The most common reason that a child custody order is changed is because of changed circumstances of a child, parent, or other party. The change(s) must be material and substantial, to the extent that the current order is no longer in the child’s best interest. Further, case law provides that the change must be something not anticipated by the current order. So, for example, the mere fact that a child has aged, and/or is in a different grade or school is not, by itself, a sufficient change to warrant a modification of custody. An example might by the child’s development of a learning disability or emotional condition that negatively affects the child; and, further, which is unacknowledged, or unaddressed, by the parent currently having “custody.” The types of changes that may be material and substantial vary from family to family. The question is whether that change is something that should be addressed by the court, because the current orders do not properly address it.

Another reason why a custody order can be changed is the designation of a child who is twelve (12) years or older. A child of that age may express his or her wish regarding custody. Importantly, because the best interest of the child is still the required finding for the custody change to be made, the court does not have to follow the wishes of the child. A child might prefer a parent who does not ensure that school assignments are completed; or, one who allows the child to abuse drugs or alcohol. It is unlikely the court would find the child’s desire to be in his or her best interest in those circumstances.

Finally, custody may be changed if the parent with custody voluntarily relinquishes possession to another, for six (6) months or more, unless that relinquishment was due to the parent’s military service. Of course, the child’s best interest is still paramount.

Child custody matters can be emotionally fraught. Having a good emotional support system, along with wise legal advice, can be helpful in getting though that minefield.

Until next time, take care of each other, and love those kiddos!


[1] ”Custody” in not a formal term used within the Texas Family Code. Arther the term “conservatorship” (a Trust term) is used to describe those entrusted with the care of a child or children. And, the right to designate the Primary Residence of a child is awarded to one of the conservators. Being a conservator who has that exclusive right is the equivalent of what most people think of when they used the term “custody.” So, for ease of understanding, it will be used herein.

[2] If the change of “custody” is sought within one year of the entry of the effective order, then there are additional circumstances that must be shown, besides what is discussed herein today, This is a topic for a future post, so stay tuned!

What are the Different Types of Child Custody? (Part 2)

This is the second installment in this series. We previously discussed the allocation of parental rights, in Part 1. If you have not read that one already, or if you have, but need a refresher, please check-out that post.

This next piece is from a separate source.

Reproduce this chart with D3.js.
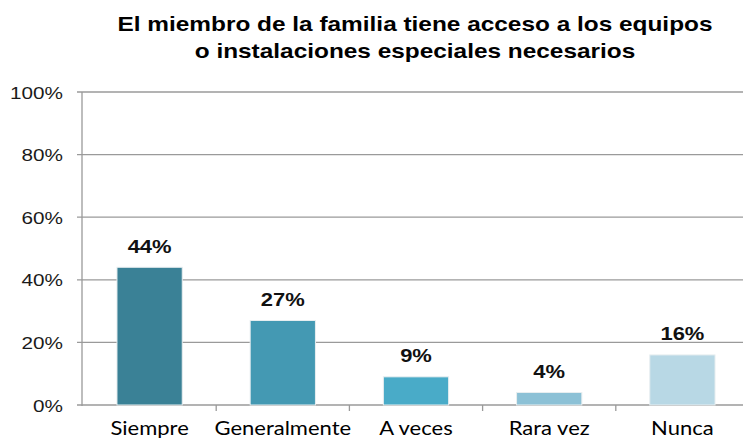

Today, we will discuss the ways that possession of a child may be allocated between parents.[1] The presumption is that one parent should have “Standard Possession” of the child(ren) who are 3 years of age, or older; and, that the other parent should have possession during the balance of the time.[2] Many of us are already familiar with the concept of parents sharing weekend possession, with Mom having one weekend, and Dad having the next one.[3] Similarly, it is fairly common for folks to be familiar with the idea of splitting the Summer between the two parents. What may be unknown is the allocation of time on each child’s birthday; the allocation of holidays and Spring Break. All of those are covered by the Standard Possession Order.

But, what about when the child(ren) may not be safe, or properly taken care of, if they are with one parent for a weekend, or even, overnight? If sufficient evidence is presented to the court demonstrating that Standard Possession is NOT in the best interest of the child(ren), then the court can enter whatever possession times, terms, and conditions, that the court finds to be in the kiddos’ best interest. Sometimes, that will mean (as in the case of young children, or a parent who s unable to properly supervise a child during an extended period of time) that the parent’s possession periods will be shorter; perhaps, not overnight, for example. In other cases, such as when a parent is using illegal drugs, abusing alcohol in the possession of kids, or abusing and/or neglecting children, the possession may be supervised by someone, or some organization, appointed by the court.[4]

There are other terms that the court may impose on the visitation. The court may, e.g., require the parent to confirm that (s)he intends to actually use the allocated visitation period (this requirement may be imposed when a parent has routinely failed to use allocated visitation). Or, the court may require the parent to pass a drug test, or use an Intoxylizer device, or Sober Link service, to prove sobriety. If the child is unsafe in the presence of a person other than a relative (such as a girlfriend, boyfriend, or uncle), then the court may impose the condition that the children not be taken into, nor allowed to remain within the presence of that person.

The court is charged with making orders in the best interest of the children coming before it. It has broad discretion to craft such orders that will keep those children safe and properly cared for.

Until next time, keep loving those kiddos!


[1] Since I am licensed to practice law in Texas, that is the jurisdiction that I will discuss.

[2] The presumptions regarding Standard Possession recently changed. We will not discuss those changes in detail here, but it is discussed here.

[3] Technically, this is accurate during the eight (8) months of the year in which there are only four weekends. On those four (4) months per year having five (5) weekends, the parent having Standard Possession is awarded the fifth weekend.

[4] Ideally, the Supervisor would be a safe relative, so that the visitation is not awkward nor “weird” for the kids. If not, then a professional Child Supervisor, such as an off-duty Sheriff’s Deputy, may be hired to monitor the visits.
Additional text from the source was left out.